* WHAT THE TASK REQUIRES: Search the material for the word "that" and report each line where it turns up.

* Entries with chart source code:
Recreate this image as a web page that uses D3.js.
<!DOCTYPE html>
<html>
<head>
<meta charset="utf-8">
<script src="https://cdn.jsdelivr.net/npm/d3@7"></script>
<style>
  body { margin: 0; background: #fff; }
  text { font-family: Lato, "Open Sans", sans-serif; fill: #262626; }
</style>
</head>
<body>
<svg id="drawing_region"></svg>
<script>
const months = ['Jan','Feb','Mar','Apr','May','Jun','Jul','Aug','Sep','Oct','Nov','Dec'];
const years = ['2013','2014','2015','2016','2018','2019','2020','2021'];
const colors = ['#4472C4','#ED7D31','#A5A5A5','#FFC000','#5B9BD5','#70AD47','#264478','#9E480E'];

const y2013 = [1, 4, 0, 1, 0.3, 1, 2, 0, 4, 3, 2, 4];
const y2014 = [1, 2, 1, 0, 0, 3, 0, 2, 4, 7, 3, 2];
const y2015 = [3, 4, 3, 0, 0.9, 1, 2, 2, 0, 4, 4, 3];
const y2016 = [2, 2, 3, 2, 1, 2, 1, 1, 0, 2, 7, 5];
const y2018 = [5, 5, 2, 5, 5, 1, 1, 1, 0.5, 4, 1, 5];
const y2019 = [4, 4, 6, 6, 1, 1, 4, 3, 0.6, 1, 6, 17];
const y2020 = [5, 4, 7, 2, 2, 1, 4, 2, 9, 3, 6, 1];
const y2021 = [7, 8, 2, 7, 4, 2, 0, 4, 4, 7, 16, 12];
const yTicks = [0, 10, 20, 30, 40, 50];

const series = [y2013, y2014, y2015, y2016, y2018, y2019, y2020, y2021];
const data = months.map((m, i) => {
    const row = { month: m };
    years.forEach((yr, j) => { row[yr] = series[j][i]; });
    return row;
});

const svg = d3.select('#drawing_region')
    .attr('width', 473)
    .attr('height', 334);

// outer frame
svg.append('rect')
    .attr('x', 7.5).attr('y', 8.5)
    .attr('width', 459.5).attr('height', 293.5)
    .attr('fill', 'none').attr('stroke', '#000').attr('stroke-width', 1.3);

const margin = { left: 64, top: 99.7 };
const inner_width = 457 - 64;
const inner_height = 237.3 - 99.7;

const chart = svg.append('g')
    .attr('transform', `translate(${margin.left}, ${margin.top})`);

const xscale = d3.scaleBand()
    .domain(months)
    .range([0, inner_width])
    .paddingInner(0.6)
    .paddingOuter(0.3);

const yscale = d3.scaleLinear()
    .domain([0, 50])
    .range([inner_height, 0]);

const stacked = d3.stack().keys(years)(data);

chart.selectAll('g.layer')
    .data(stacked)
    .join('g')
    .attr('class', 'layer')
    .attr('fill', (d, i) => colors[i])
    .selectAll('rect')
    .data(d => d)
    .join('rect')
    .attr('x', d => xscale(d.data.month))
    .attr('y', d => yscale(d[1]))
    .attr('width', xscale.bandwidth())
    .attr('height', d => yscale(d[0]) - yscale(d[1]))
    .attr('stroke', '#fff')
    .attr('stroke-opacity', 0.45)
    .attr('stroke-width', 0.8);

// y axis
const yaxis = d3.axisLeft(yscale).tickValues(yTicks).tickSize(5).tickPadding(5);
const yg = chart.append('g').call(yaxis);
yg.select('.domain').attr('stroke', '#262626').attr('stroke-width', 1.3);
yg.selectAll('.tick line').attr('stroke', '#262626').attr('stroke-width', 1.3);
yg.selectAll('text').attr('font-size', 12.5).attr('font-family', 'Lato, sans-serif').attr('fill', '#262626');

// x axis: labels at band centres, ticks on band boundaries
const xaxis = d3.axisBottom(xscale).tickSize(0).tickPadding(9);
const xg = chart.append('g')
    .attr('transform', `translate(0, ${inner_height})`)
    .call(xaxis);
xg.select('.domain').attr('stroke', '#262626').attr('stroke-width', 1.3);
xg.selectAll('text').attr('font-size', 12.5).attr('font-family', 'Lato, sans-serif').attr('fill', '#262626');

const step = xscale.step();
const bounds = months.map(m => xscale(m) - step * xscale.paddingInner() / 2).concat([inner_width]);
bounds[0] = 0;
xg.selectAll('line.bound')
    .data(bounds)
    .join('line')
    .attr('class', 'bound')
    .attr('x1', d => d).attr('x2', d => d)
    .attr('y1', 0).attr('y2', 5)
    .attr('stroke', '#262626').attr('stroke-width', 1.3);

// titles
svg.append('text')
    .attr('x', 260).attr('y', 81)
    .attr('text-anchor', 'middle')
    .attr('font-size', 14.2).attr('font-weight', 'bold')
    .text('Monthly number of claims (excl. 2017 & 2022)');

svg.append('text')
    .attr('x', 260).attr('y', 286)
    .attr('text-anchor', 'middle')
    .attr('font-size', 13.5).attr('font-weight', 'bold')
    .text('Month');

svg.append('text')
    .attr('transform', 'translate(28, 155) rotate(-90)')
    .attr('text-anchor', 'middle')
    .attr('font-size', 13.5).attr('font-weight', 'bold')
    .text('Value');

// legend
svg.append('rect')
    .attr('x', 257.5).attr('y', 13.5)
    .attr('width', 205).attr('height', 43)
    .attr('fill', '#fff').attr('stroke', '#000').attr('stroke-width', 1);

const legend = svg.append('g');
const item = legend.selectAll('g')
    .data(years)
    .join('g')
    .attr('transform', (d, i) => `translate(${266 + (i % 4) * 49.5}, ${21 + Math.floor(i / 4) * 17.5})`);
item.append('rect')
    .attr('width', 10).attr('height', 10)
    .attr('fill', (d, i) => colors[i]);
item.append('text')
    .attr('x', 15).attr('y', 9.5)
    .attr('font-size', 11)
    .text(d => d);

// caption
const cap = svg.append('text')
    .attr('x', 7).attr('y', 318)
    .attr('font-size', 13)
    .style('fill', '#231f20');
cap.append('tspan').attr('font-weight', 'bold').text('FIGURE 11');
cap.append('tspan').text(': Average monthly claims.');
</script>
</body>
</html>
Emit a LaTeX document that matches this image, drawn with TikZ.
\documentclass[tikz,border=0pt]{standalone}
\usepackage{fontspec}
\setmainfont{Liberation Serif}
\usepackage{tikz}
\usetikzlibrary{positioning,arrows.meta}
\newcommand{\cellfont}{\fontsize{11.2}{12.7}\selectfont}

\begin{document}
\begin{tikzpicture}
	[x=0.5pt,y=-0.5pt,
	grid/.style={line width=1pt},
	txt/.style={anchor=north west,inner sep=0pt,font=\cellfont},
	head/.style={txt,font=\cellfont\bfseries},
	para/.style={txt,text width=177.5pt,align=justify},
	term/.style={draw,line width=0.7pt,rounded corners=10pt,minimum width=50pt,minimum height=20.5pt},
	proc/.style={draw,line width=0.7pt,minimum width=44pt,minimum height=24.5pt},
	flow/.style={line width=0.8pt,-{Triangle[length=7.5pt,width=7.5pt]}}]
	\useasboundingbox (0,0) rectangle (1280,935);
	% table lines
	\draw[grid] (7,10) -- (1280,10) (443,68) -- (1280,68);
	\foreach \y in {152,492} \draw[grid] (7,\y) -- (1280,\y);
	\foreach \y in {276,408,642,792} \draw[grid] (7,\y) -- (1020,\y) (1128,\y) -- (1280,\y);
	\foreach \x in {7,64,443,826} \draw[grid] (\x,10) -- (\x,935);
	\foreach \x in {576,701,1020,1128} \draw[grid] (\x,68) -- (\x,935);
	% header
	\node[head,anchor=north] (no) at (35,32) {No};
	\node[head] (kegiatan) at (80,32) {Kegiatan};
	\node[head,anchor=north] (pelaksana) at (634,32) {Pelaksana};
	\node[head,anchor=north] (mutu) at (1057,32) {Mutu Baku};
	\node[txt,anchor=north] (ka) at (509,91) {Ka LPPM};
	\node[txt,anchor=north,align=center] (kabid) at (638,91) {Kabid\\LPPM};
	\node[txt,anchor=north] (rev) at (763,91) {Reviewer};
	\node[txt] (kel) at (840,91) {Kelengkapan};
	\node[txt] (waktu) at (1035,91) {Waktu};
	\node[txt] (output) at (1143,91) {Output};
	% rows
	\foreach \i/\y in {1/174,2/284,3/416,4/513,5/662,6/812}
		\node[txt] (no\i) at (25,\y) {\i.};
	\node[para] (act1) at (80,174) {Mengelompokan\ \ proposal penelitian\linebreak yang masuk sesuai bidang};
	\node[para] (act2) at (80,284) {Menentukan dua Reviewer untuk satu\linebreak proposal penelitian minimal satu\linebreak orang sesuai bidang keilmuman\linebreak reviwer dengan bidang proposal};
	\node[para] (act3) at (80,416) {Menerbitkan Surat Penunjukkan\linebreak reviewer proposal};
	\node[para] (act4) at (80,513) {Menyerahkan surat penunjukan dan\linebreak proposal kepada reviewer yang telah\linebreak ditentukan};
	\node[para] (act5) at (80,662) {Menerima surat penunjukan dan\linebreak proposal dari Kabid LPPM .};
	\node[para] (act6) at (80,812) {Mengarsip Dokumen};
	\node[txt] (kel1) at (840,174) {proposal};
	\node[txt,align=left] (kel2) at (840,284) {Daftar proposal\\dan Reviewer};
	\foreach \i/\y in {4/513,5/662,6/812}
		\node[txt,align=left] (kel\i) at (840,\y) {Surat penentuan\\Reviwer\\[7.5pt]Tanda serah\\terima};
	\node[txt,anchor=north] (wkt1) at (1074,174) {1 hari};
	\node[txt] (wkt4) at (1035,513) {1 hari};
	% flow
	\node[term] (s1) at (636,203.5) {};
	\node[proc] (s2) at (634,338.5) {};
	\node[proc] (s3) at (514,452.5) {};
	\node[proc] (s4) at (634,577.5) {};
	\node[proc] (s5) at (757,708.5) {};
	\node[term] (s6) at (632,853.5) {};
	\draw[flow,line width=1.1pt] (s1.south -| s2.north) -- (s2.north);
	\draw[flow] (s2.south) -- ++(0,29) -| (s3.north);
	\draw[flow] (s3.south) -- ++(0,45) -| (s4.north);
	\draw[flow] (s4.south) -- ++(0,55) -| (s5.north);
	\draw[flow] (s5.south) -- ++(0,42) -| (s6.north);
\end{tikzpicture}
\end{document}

* COMPLETE ANSWER:
Recreate this image as a web page that uses D3.js.
Emit a LaTeX document that matches this image, drawn with TikZ.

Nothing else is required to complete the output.